現実の分析から出発する、という態度は、原理主義とは対極にある。とはいえ、それは原理や原則を改変することとは違う。本来の原理主義(fundamentalism)とは、聖書の一字一句が譬喩・例え話ではなく事実その通りだと信ずることである。これを仏教に当てはめると、釈尊が母親の腋の下から生まれたり、悪魔ナムチが実在であることを信じよ、ということになる。このような信じ方が仏教とは無関係であることはいうまでもないが、原理・原則をあくまでも守る、という態度が原理主義的として排撃されることがあってはならない。「原理主義」という用語が、今や独り歩きをはじめて(例:憲法原理主義)、あたかも原理・原則を大切にすることが悪であるかのような風潮があるが、その意味での反「原理主義」は退廃堕落の擁護に過ぎない。
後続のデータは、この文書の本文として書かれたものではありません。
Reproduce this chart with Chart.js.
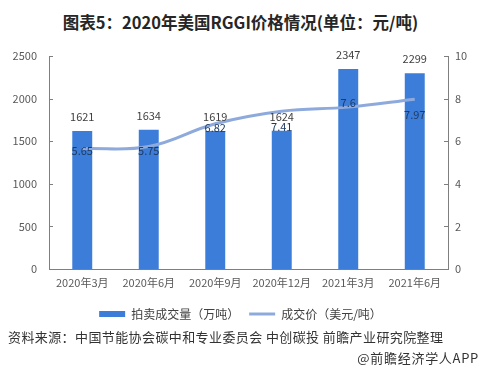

以下は余談だが。海外開教の点に関しては、本願寺派は大谷派よりも進んでいるとはいえ、全体として進歩的というわけではない。著者阿満氏は本願寺派の末寺の出身であるが、教団機関誌に門主制度を批判する記事を書いたところ、握りつぶされ、以後いっさい講演依頼もないし、著書もおかれていないのだという。このことは、著者自身がインタビュー(大谷派大阪教区教化委員会機関誌[2004年8月]に掲載)の中で明かしていることである。このインタビューでは、著者はまた、「アネックス東本願寺」(本山とは別に自主的グループを網の目のように作っていく運動)構想を提唱している。